Ein Ehepaar aus München fühlte sich durch die Außenkameras seines Nachbarn beobachtet. Auch wenn die Kameras nicht in ihren Wintergarten zeigten, bestehe doch ein "Überwachungsdruck". Das sah das örtliche AG anders.
Ist der Nachbar neugierig oder will er nur Straftaten auf seinem Grundstück aufklären? Die bloße Möglichkeit, von den Überwachungskameras des Nachbarn erfasst zu werden, kann jedenfalls noch zumutbar sein, entschied das Amtsgericht (AG) München in einer am Freitag veröffentlichten Entscheidung (Urt. v. 22.11.2018, Az. 213 C 15498/18).
Überwacht gefühlt hatte sich ein Ehepaar aus München. Dessen Wintergarten steht in unmittelbarer Nähe zum Nebengrundstück. Dort hatte der Nachbar zwei Überwachungskameras installiert, weil es in der Vergangenheit in diesem Bereich mehrfach zu Beschädigungen an seinem Anwesen gekommen war.
Polizei: Kameras filmten nur das eigene Grundstück
Die Eheleute zeigten ihren Nachbarn, mit dem sie seit Jahren Streit haben, daraufhin bei der Polizei an. Sie waren der Meinung, dass eine der Kameras unmittelbar auf ihren Wintergarten ausgerichtet sei und unter anderem die dort nackt spielenden Kinder filmte. Durch das Dach des Wintergartens könnten sie direkt in die Linse der Kamera schauen.
Bei einer rechtmäßig angeordneten Durchsuchung stellte die Polizei allerdings fest, dass die Kamera ausschließlich das Grundstück des Nachbarn filmte und der Einstellungsbereich auch nur manuell von außen geändert werden kann, also nicht etwa durch eine Steuerungs-Software oder ähnliches von innen heraus.
Die Eheleute waren davon überzeugt, dass sich ihr Nachbar auf die Durchsuchung entsprechend vorbereitet habe. In jedem Falle aber bestehe so oder so ein Überwachungsdruck dadurch, dass der Nachbar die Kameras jederzeit für Aufzeichnungen ihres Grundstücks umstellen könne.
Die auf Beseitigung und Unterlassung gerichtete Klage der Eheleute hat das AG München nun aber abgewiesen, weil die bloße Möglichkeit, von Überwachungskameras erfasst zu werden, für die beiden keinen unzulässigen Eingriff in ihr allgemeines Persönlichkeitsrecht darstelle.

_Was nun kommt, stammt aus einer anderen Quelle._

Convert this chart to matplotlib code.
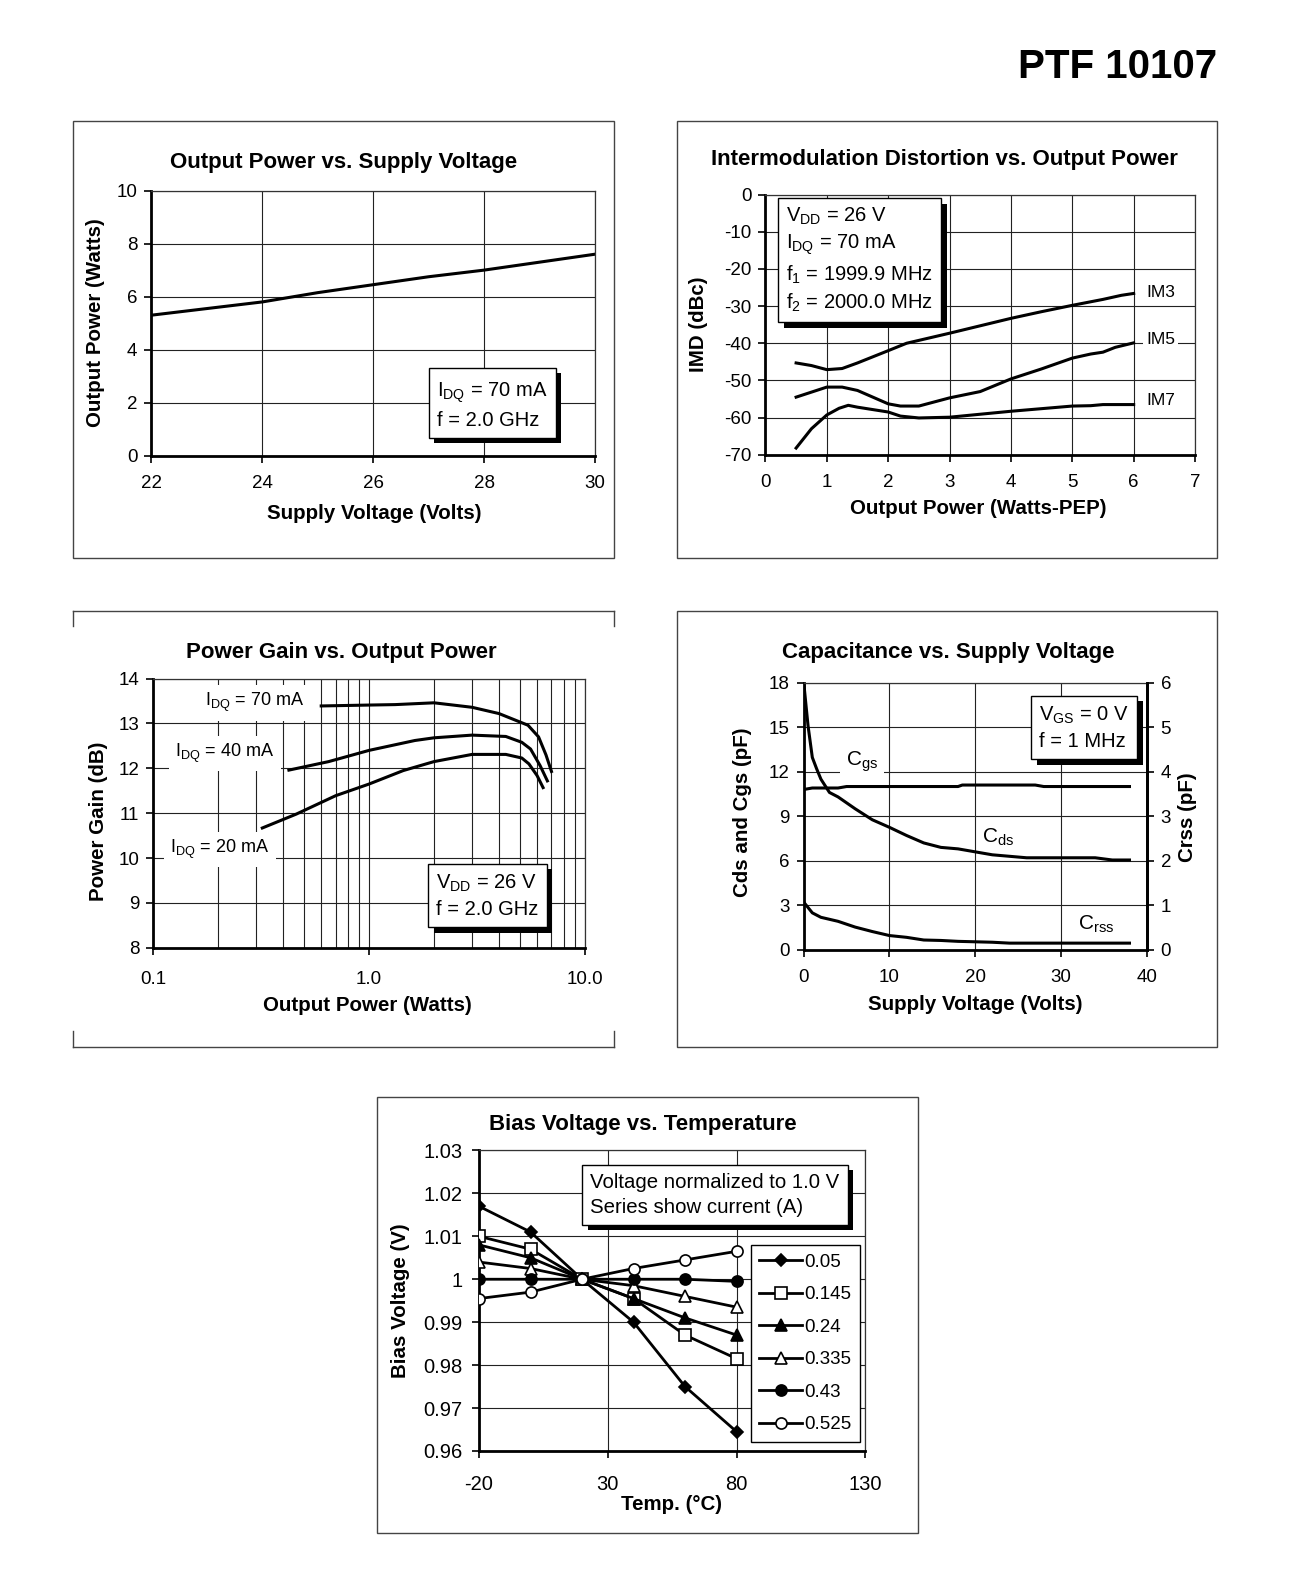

AG: Kein Überwachungsdruck bei fest installierter Kamera
Die Münchener Richterin stellte zunächst fest, dass die Linse der Kamera an dem Wintergarten des Ehepaars vorbei auf das eigene Vordach des Nachbarn zeigte. Dies bestätigten die Polizeibeamten, die bei der Durchsuchung über das Smartphone des Nachbarn Live-Bilder der installierten Kamera einsehen konnten, die demnach nur seinen höchstpersönlichen Lebensbereich filmten.
Ein bloßer Überwachungsdruck stelle für die Eheleute jedenfalls keinen unzulässigen Eingriff in ihr allgemeines Persönlichkeitsrecht dar, so das AG München. Denn um die Kamera neu auszurichten, müsse ihr Nachbar durch ein Fenster auf sein Vordach steigen, sodass dem Ehepaar eine Veränderung auffallen würde. In der Vergangenheit gegeneinander geführte Rechtsstreitigkeiten reichten für diese Annahme ebenfalls nicht aus, zumal der Nachbar ein nachvollziehbares Interesse habe, sich mit den Kameras vor weiteren Beschädigungen zu schützen.
Die Einzelrichterin berücksichtigte dabei, dass auch die Eheleute ihrerseits an der Vorderseite Ihres Hauses Kameras installiert haben, welche auch den öffentlichen Gehweg vor ihrem Haus filmen. Deswegen sei es widersprüchlich, dass sie in dem entsprechenden Parallelverfahren für sich das Recht in Anspruch nehmen, ihr Grundstück und sogar Teile des öffentlichen Gehwegs filmen und überwachen zu dürfen.